2, Stylists are slow to get on the healthy hair care train

As clients become more informed they are placing more emphasis on how healthy their hair is and not just how it looks. Stylists still seem to care more about whether the hair looks healthy whether it's healthy or not. Over the years only a couple of stylists have commented on how healthy or not my hair is. The rest just say it's thick and it looks pretty when it's styled.

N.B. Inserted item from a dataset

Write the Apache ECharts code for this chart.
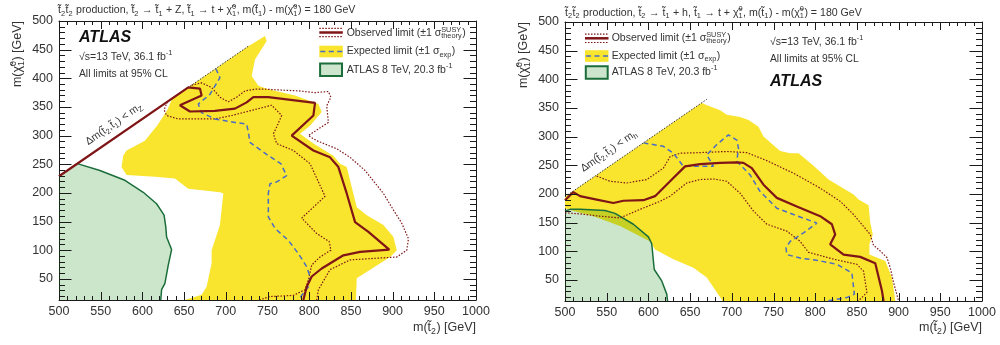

3. Hair salons are less about hair care and more about hair styling

I believe there's a difference between styling hair and caring for it. I've gone to probably at least a dozen stylists over the years and can count on one hand how many have given me advice on how to care for my hair that didn't involve me buying expensive products from them. When I think of the terrible practices of several of the stylists I've gone to - using heat without a heat protectant, six weeks or less between relaxer touch-ups, etc. - I'm so surprised I still had hair on my head.

4. Stylists don't do consultations

I've found that several stylists don't offer consultation appointments prior to applying water or chemicals to my hair. When I asked for a consultation the hairstylist would book it. While the client can ask for one, I believe the stylist should automatically do one for first-time clients so they are on the same page with the client. 

Doing a hair consultation helps the stylist know the client's hair needs, what has been done to their hair in the past, and what products have been used on their hair prior.

What are your thoughts on finding a good hairstylist?